11) Living on campus
Living on campus is where culchies have the upper hand. The further you live from Dublin, the better chance you have of getting in. Now although getting in makes it sound as though you're now part of a prestigious members only club, in fact all that it means is that you'll be paying twice the price of living somewhere that's likely to be bigger, warmer, equipped with more than a kettle, having a successful house party that isn't shut down within the hour and just generally less shit. On the bright side though, you'll get to sleep in until ten minutes before your lectures every day and you will more than likely have an Erasmus student as a housemate who also can't understand a word you say.
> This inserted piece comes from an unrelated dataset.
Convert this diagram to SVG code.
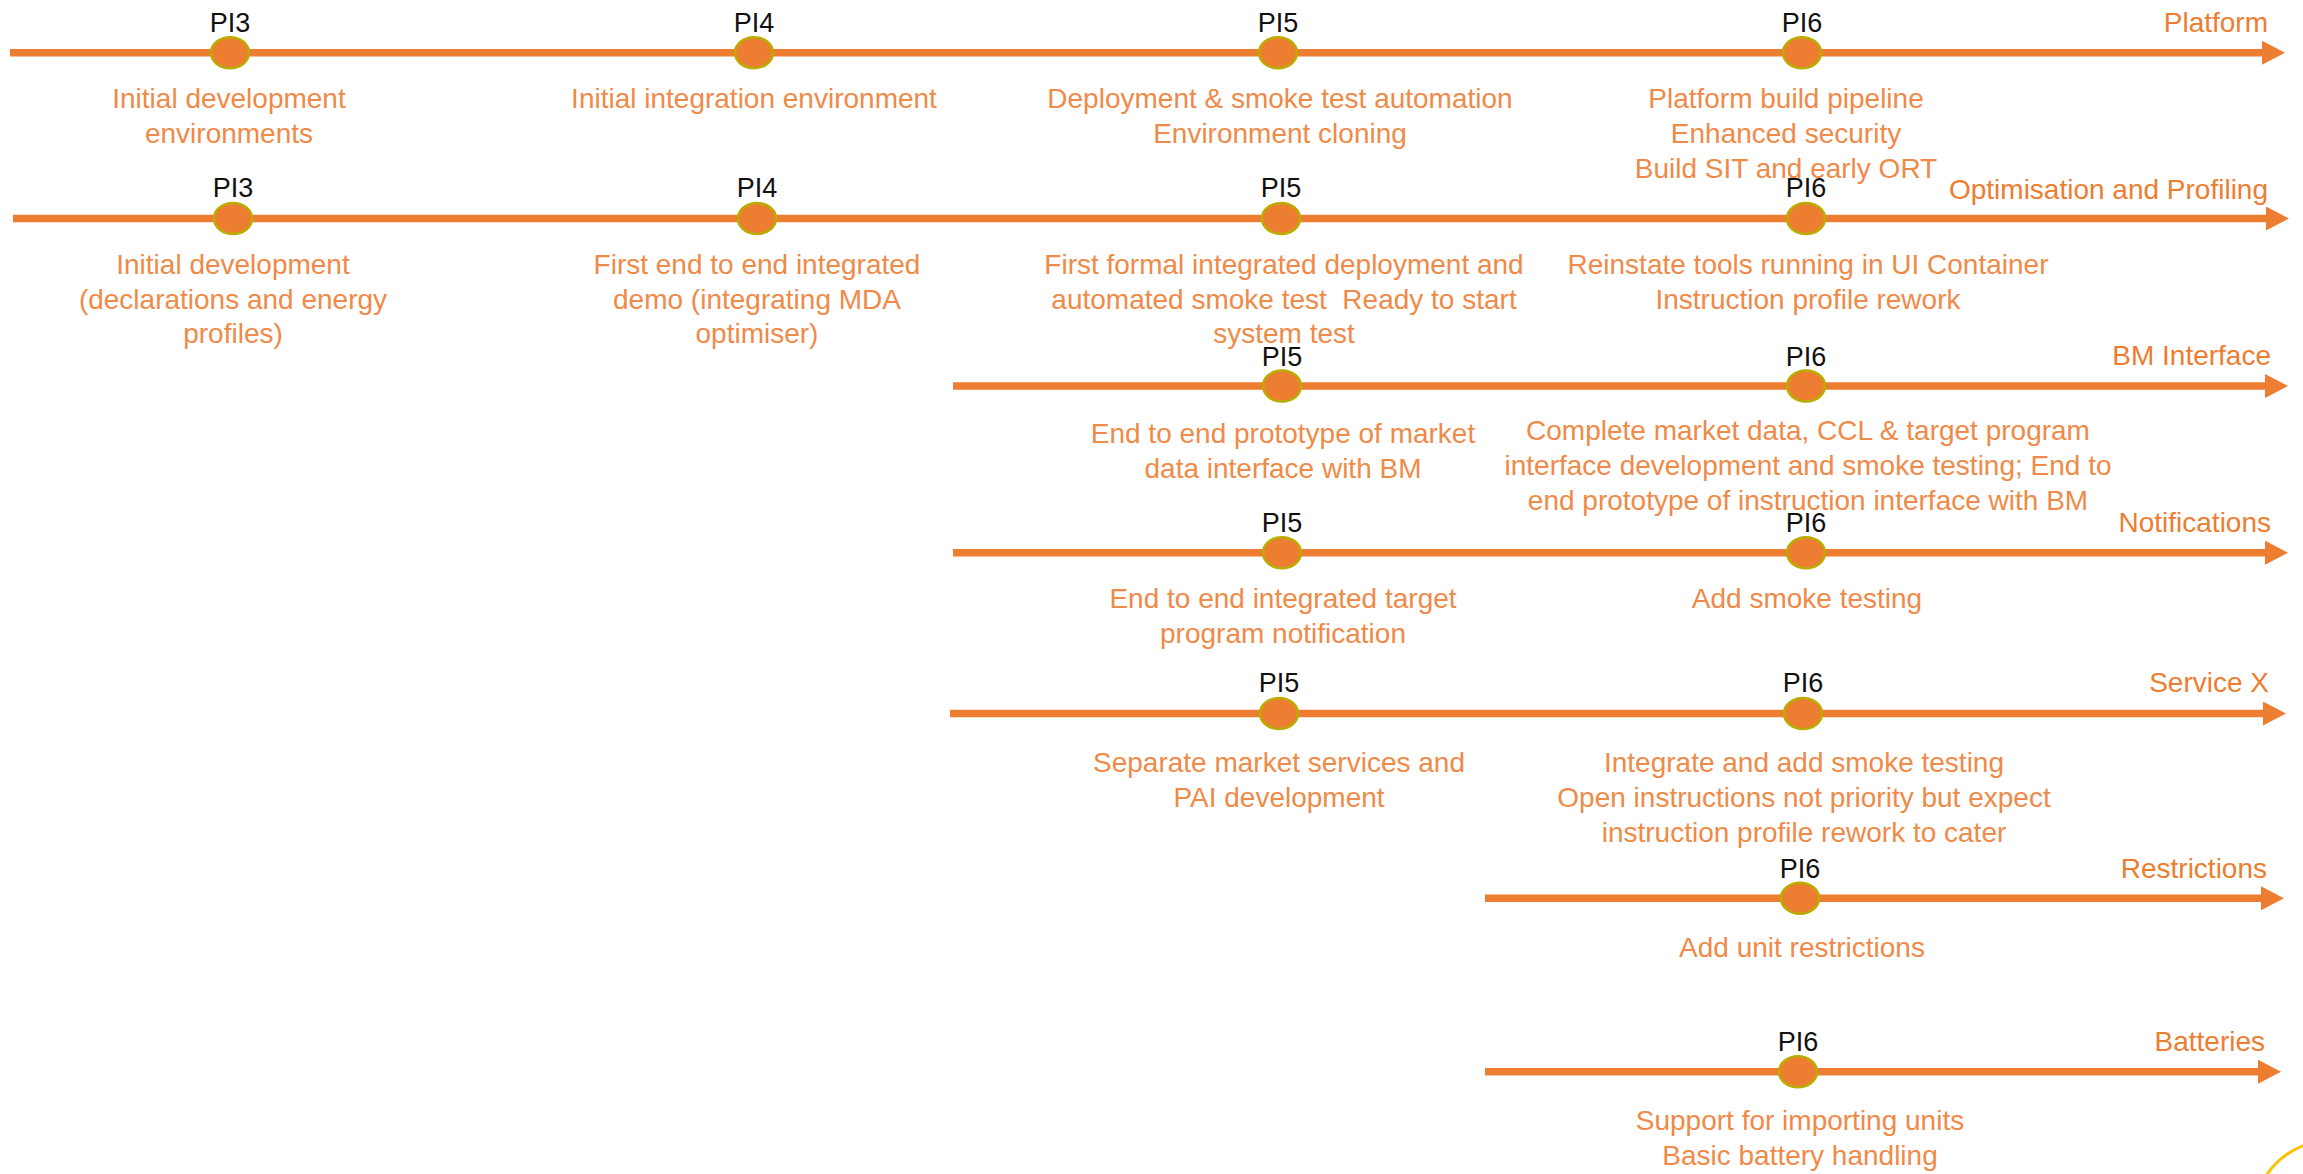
<svg xmlns="http://www.w3.org/2000/svg" width="2303" height="1174" viewBox="0 0 2303 1174">
<style>
text{font-family:"Liberation Sans",Arial,sans-serif;font-size:28px}
.pi{fill:#111111;text-anchor:middle;font-size:27px}
.desc{fill:#EF8A48;text-anchor:middle}
.title{fill:#ED7D31;text-anchor:end}
.dot{fill:#ED7D31;stroke:#BBAD00;stroke-width:2.5}
.tl{stroke:#ED7D31;stroke-width:7.5;fill:none}
</style>
<defs>
<marker id="ah" viewBox="0 0 23 24" markerWidth="23" markerHeight="24" refX="1" refY="12" orient="auto" markerUnits="userSpaceOnUse">
<path d="M0,0 L23,12 L0,24 z" fill="#ED7D31"/>
</marker>
</defs>
<g id="connectors">
<line class="tl" x1="10" y1="52.7" x2="2263" y2="52.7" marker-end="url(#ah)"/>
<line class="tl" x1="13" y1="218.5" x2="2267" y2="218.5" marker-end="url(#ah)"/>
<line class="tl" x1="953" y1="386" x2="2266" y2="386" marker-end="url(#ah)"/>
<line class="tl" x1="953" y1="552.7" x2="2266" y2="552.7" marker-end="url(#ah)"/>
<line class="tl" x1="950" y1="713.5" x2="2264" y2="713.5" marker-end="url(#ah)"/>
<line class="tl" x1="1485" y1="898.3" x2="2262" y2="898.3" marker-end="url(#ah)"/>
<line class="tl" x1="1485" y1="1071.7" x2="2259" y2="1071.7" marker-end="url(#ah)"/>
</g>
<g id="titles">
<text class="title" x="2268" y="32">Platform</text>
<text class="title" x="2268" y="199">Optimisation and Profiling</text>
<text class="title" x="2271" y="365">BM Interface</text>
<text class="title" x="2271" y="532">Notifications</text>
<text class="title" x="2269" y="692">Service X</text>
<text class="title" x="2267" y="878">Restrictions</text>
<text class="title" x="2265" y="1051">Batteries</text>
</g>
<g id="platform-pi3"><ellipse class="dot" cx="230" cy="52.7" rx="19" ry="15.5"/><text class="pi" x="230" y="32">PI3</text>
<text class="desc" y="108"><tspan x="229">Initial development</tspan><tspan x="229" dy="35">environments</tspan></text></g>
<g id="platform-pi4"><ellipse class="dot" cx="754" cy="52.7" rx="19" ry="15.5"/><text class="pi" x="754" y="32">PI4</text>
<text class="desc" x="754" y="108">Initial integration environment</text></g>
<g id="platform-pi5"><ellipse class="dot" cx="1278" cy="52.7" rx="19" ry="15.5"/><text class="pi" x="1278" y="32">PI5</text>
<text class="desc" y="108"><tspan x="1280">Deployment &amp; smoke test automation</tspan><tspan x="1280" dy="35">Environment cloning</tspan></text></g>
<g id="platform-pi6"><ellipse class="dot" cx="1802" cy="52.7" rx="19" ry="15.5"/><text class="pi" x="1802" y="32">PI6</text>
<text class="desc" y="108"><tspan x="1786">Platform build pipeline</tspan><tspan x="1786" dy="35">Enhanced security</tspan><tspan x="1786" dy="35">Build SIT and early ORT</tspan></text></g>

<g id="opt-pi3"><ellipse class="dot" cx="233" cy="218.5" rx="19" ry="15.5"/><text class="pi" x="233" y="197">PI3</text>
<text class="desc" y="274"><tspan x="233">Initial development</tspan><tspan x="233" dy="34.5">(declarations and energy</tspan><tspan x="233" dy="34.5">profiles)</tspan></text></g>
<g id="opt-pi4"><ellipse class="dot" cx="757" cy="218.5" rx="19" ry="15.5"/><text class="pi" x="757" y="197">PI4</text>
<text class="desc" y="274"><tspan x="757">First end to end integrated</tspan><tspan x="757" dy="34.5">demo (integrating MDA</tspan><tspan x="757" dy="34.5">optimiser)</tspan></text></g>
<g id="opt-pi5"><ellipse class="dot" cx="1281" cy="218.5" rx="19" ry="15.5"/><text class="pi" x="1281" y="197">PI5</text>
<text class="desc" y="274"><tspan x="1284">First formal integrated deployment and</tspan><tspan x="1284" dy="34.5" xml:space="preserve">automated smoke test  Ready to start</tspan><tspan x="1284" dy="34.5">system test</tspan></text></g>
<g id="opt-pi6"><ellipse class="dot" cx="1806" cy="218.5" rx="19" ry="15.5"/><text class="pi" x="1806" y="197">PI6</text>
<text class="desc" y="274"><tspan x="1808">Reinstate tools running in UI Container</tspan><tspan x="1808" dy="34.5">Instruction profile rework</tspan></text></g>

<g id="bm-pi5"><ellipse class="dot" cx="1282" cy="386" rx="19" ry="15.5"/><text class="pi" x="1282" y="366">PI5</text>
<text class="desc" y="443"><tspan x="1283">End to end prototype of market</tspan><tspan x="1283" dy="34.5">data interface with BM</tspan></text></g>
<g id="bm-pi6"><ellipse class="dot" cx="1806" cy="386" rx="19" ry="15.5"/><text class="pi" x="1806" y="366">PI6</text>
<text class="desc" y="440"><tspan x="1808">Complete market data, CCL &amp; target program</tspan><tspan x="1808" dy="35">interface development and smoke testing; End to</tspan><tspan x="1808" dy="35">end prototype of instruction interface with BM</tspan></text></g>

<g id="notif-pi5"><ellipse class="dot" cx="1282" cy="552.7" rx="19" ry="15.5"/><text class="pi" x="1282" y="532">PI5</text>
<text class="desc" y="608"><tspan x="1283">End to end integrated target</tspan><tspan x="1283" dy="35">program notification</tspan></text></g>
<g id="notif-pi6"><ellipse class="dot" cx="1806" cy="552.7" rx="19" ry="15.5"/><text class="pi" x="1806" y="532">PI6</text>
<text class="desc" x="1807" y="608">Add smoke testing</text></g>

<g id="svcx-pi5"><ellipse class="dot" cx="1279" cy="713.5" rx="19" ry="15.5"/><text class="pi" x="1279" y="692">PI5</text>
<text class="desc" y="772"><tspan x="1279">Separate market services and</tspan><tspan x="1279" dy="35">PAI development</tspan></text></g>
<g id="svcx-pi6"><ellipse class="dot" cx="1803" cy="713.5" rx="19" ry="15.5"/><text class="pi" x="1803" y="692">PI6</text>
<text class="desc" y="772"><tspan x="1804">Integrate and add smoke testing</tspan><tspan x="1804" dy="35">Open instructions not priority but expect</tspan><tspan x="1804" dy="35">instruction profile rework to cater</tspan></text></g>

<g id="restr-pi6"><ellipse class="dot" cx="1800" cy="898.3" rx="19" ry="15.5"/><text class="pi" x="1800" y="878">PI6</text>
<text class="desc" x="1802" y="957">Add unit restrictions</text></g>

<g id="batt-pi6"><ellipse class="dot" cx="1798" cy="1071.7" rx="19" ry="15.5"/><text class="pi" x="1798" y="1051">PI6</text>
<text class="desc" y="1130"><tspan x="1800">Support for importing units</tspan><tspan x="1800" dy="35">Basic battery handling</tspan></text></g>

<path d="M2266,1176 A78,78 0 0 1 2305,1145" fill="none" stroke="#FFC000" stroke-width="3"/>
</svg>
You're beginning to feel like the foreign one here.
12) What Doesn't Kill You
Although you'll end up having to say everything three times to anyone outside of Leinster, will repeatedly be screamed at by menstrual bus drivers, after months of being there will still be unsure as to exactly how many floors are in the library and will go through inhalers like the clappers due to the wafts of fake tan in the library choking you, UCD does have its perks. It's as good as going abroad for three years in that you'll meet all sorts of crazies, see more than one nightclub and will tone your arse walking around the lake in pointless circles whilst looking for the Health Science building. Just don't go home to your Mammy with a D4 twang or that wooden spoon will be out faster than you can say "mass."